The Obstruction of Ego can be a Hurdle

Professors, like most other human beings, have their own egos, and being questioned is an attack on that ego that they would also like to avoid. In fact, given the nature of their vocation, the level of their knowledge and experience on the subject, and the fact that there is always a certain degree of ego-friction going on between the trainers and the trained, one would usually expect them to dislike being questioned by their students. It may also seem like an attack on their authority as well as putting a question mark over their knowledge and integrity. Being challenged by one’s students can often attle the teachers and instances when being questioned leads to negative or even retaliatory responses are not unheard of. Yet, it is the approach in this regard that is often the differentiating feature between an ordinary professor and a great one, and the reasons are not difficult to understand.

Objective Challenge is a Sign of Learning!

When a student challenges a professor in a college, it indicates that the student is actually following what the professor has been discussing. Not only that, it also means that the student has been able to absorb those issues thoroughly, in a way that now, she can use that knowledge to develop her own arguments. Moreover, the fact that the student is able to put an argument across is also an indicator of a high level of confidence on the part of the student. Such confidence, if well placed, as would be true if the argument being made is relevant to the discussion, is always a positive signal.

Thus, most great professors like being challenged because it is an indication of a certain degree of their success in transmitting the knowledge and making their students mentally active on that topic. This is also the reason why some of them go out of their way to involve students in discussions, even at the cost of occasionally converting discussions into debates. One of the pioneers in this technique was Socrates, who used it with Plato, his pupil. Many of the great professors follow some variant of the Socratic tradition in teaching their students even today.

A Way to Catch their Attention

Great professors make use of every possibility that comes their way to teach. A student challenging them is invariably such an opportunity.

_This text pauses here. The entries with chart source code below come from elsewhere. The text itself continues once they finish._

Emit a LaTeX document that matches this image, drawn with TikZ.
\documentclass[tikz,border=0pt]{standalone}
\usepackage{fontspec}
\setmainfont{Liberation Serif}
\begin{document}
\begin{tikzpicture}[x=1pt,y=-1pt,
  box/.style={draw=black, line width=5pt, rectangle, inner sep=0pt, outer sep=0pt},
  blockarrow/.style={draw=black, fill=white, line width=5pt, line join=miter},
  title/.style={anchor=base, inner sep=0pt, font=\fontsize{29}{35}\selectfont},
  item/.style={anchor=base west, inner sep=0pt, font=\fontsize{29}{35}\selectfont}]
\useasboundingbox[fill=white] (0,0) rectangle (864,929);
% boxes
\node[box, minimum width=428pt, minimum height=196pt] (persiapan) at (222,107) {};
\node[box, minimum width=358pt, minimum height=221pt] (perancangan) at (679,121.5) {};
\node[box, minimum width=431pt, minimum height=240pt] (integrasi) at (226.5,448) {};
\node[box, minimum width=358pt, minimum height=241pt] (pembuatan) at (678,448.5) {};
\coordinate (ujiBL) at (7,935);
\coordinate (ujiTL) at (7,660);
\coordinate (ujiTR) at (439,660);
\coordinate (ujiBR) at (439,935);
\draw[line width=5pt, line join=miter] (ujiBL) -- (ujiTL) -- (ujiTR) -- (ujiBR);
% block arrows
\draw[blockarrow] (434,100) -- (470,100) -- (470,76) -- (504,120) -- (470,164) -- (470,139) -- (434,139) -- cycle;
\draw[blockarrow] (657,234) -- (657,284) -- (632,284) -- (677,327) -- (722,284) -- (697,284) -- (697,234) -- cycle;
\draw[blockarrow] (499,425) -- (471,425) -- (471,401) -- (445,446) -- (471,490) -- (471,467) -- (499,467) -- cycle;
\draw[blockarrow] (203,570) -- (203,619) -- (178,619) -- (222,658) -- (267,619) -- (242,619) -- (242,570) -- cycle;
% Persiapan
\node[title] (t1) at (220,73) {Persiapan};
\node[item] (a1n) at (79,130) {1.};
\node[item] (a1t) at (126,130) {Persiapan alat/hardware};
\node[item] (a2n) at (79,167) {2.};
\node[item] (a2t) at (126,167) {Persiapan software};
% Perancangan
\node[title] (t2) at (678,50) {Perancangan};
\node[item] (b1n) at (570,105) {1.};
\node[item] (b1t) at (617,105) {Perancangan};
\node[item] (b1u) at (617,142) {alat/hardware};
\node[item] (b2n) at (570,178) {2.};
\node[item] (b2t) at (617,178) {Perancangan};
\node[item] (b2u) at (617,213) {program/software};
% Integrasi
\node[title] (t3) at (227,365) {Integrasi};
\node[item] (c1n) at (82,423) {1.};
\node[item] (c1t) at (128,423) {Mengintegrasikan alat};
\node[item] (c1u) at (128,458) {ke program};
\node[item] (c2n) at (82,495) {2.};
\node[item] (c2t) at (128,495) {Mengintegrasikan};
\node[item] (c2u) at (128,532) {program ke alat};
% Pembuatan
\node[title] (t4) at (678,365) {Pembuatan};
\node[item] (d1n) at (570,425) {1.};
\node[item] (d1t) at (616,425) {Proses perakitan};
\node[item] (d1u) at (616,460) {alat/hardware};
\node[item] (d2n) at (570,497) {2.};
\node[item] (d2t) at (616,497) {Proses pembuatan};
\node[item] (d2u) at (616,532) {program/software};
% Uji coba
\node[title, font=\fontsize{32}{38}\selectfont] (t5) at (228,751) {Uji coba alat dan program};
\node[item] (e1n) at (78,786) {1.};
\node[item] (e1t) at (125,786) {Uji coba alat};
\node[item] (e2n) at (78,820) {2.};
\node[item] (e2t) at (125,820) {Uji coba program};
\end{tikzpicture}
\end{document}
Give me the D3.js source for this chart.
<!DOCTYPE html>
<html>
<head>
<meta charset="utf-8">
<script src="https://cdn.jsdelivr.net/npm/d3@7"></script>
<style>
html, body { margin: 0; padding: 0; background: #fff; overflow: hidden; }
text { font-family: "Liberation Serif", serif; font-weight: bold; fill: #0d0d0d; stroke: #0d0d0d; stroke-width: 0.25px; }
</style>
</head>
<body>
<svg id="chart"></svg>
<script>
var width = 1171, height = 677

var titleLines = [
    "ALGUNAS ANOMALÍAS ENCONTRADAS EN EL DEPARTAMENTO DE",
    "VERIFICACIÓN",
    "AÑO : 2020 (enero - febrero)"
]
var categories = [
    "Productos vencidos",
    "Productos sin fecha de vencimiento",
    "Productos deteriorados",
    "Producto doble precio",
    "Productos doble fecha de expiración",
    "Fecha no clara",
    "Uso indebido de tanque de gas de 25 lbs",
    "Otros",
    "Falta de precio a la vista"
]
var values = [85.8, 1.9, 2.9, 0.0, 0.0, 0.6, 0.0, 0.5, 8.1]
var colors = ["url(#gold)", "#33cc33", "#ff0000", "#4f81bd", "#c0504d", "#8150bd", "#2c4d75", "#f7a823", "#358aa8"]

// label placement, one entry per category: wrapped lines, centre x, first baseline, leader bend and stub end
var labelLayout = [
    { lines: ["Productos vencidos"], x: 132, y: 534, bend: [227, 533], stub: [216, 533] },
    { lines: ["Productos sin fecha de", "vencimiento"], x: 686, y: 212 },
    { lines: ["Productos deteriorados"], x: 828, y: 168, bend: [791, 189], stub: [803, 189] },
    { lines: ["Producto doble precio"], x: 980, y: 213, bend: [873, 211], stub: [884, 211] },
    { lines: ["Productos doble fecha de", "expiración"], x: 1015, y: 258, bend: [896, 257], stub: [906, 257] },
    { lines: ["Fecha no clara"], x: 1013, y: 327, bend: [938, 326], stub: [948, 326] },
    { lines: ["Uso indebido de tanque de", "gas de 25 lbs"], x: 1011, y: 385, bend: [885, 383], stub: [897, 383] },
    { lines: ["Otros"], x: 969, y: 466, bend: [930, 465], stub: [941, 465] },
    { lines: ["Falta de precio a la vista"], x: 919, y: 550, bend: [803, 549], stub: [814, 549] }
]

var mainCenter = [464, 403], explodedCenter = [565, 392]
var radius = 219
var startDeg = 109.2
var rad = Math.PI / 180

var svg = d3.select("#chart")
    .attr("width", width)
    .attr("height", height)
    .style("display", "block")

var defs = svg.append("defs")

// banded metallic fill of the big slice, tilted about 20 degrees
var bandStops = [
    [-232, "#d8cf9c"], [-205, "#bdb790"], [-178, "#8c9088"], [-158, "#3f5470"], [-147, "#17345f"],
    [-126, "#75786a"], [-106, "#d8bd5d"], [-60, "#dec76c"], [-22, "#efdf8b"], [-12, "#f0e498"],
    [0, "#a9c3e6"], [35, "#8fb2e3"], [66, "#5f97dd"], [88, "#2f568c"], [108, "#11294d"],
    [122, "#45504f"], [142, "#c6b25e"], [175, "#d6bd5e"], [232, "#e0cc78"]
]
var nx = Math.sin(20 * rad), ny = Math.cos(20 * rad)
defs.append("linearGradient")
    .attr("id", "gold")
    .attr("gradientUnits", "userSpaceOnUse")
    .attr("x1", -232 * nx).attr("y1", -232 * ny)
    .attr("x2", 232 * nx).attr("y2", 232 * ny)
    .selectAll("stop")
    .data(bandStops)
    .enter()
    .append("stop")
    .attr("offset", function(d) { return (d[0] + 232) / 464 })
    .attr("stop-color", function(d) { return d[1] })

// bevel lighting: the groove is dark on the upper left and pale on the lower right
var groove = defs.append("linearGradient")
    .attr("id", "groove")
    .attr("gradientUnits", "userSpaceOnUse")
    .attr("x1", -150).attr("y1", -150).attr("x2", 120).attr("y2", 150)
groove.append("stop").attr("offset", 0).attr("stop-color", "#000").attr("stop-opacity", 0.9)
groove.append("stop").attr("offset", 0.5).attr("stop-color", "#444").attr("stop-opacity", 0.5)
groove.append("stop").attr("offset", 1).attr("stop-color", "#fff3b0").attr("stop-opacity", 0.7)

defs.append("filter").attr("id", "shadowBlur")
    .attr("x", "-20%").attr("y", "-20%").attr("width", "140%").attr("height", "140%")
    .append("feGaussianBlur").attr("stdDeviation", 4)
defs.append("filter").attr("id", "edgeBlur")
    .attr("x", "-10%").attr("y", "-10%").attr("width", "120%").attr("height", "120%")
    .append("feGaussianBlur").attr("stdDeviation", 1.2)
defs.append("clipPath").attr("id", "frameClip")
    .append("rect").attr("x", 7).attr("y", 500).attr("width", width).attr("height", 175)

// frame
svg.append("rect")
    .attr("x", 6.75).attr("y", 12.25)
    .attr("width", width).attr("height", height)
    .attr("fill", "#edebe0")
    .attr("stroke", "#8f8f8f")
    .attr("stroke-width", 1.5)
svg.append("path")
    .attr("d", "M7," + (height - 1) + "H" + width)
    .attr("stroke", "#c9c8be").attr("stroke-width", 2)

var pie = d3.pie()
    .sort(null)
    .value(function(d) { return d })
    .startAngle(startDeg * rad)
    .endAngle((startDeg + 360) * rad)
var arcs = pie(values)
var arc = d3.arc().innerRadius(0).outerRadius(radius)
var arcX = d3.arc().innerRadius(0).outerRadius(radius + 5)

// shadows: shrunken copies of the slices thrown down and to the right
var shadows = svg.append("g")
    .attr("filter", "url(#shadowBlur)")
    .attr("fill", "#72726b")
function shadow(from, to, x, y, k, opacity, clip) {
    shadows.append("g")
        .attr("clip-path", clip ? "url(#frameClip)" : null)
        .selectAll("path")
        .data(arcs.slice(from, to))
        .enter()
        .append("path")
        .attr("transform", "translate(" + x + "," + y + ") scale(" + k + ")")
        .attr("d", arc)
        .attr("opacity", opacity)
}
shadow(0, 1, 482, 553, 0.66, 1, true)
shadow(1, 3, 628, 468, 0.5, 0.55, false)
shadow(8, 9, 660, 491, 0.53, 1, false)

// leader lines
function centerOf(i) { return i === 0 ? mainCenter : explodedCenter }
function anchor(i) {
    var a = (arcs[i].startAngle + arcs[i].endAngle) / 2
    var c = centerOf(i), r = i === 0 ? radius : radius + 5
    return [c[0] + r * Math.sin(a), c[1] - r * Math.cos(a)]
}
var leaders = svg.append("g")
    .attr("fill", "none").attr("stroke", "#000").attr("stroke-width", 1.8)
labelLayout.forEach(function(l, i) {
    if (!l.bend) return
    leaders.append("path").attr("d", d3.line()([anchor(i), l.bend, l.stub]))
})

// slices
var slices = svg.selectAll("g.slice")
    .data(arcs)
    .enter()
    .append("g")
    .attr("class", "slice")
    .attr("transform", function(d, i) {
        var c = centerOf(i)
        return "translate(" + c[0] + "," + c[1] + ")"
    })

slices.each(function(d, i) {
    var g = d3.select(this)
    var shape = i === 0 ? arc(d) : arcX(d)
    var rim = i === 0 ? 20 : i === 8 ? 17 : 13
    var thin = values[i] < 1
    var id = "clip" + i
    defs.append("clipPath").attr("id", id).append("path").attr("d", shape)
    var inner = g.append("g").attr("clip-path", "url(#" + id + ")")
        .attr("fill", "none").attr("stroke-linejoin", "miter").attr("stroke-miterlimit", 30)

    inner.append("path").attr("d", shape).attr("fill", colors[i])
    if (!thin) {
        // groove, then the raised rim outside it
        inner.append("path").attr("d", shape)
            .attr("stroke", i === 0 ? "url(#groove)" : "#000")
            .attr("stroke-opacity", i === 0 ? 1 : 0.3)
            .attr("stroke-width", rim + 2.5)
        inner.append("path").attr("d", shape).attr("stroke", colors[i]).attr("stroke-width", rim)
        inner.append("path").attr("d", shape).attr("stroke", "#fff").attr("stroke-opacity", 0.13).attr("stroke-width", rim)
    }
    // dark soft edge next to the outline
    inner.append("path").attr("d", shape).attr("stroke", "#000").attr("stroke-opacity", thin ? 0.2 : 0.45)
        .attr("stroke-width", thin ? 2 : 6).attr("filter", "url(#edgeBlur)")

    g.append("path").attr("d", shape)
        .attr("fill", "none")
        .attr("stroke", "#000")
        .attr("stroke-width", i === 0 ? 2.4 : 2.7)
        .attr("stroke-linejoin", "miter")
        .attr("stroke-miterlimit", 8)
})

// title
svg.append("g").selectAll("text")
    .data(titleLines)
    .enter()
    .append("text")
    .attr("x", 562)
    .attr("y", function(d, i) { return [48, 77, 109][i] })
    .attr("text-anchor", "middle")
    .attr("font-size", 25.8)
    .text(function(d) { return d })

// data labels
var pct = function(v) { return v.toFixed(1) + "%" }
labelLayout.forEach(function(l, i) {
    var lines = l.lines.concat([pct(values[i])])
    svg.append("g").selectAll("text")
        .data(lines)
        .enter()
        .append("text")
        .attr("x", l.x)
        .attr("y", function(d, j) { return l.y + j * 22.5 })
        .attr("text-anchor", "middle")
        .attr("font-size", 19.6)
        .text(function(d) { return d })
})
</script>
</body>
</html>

Whenever that happens, it invokes a lot of interest in the classroom. How the professor responds to the objections is something that most students find more interesting than the usual subject. It is like adding spice to a dish, and for a great professor, it is also welcome for that very reason. Such discussions are a great tool for learning. In fact, it is not only the students who learn in such discussions. It is a learning experience even for the professors, as it gives them an idea about what their students are grasping and what they are not, where the misconceptions may be and what could possibly be the areas in which the professor can improve his own skills and approach.

Great professors are great not just because they make their students learn a lot. They are also great because they continue to learn themselves.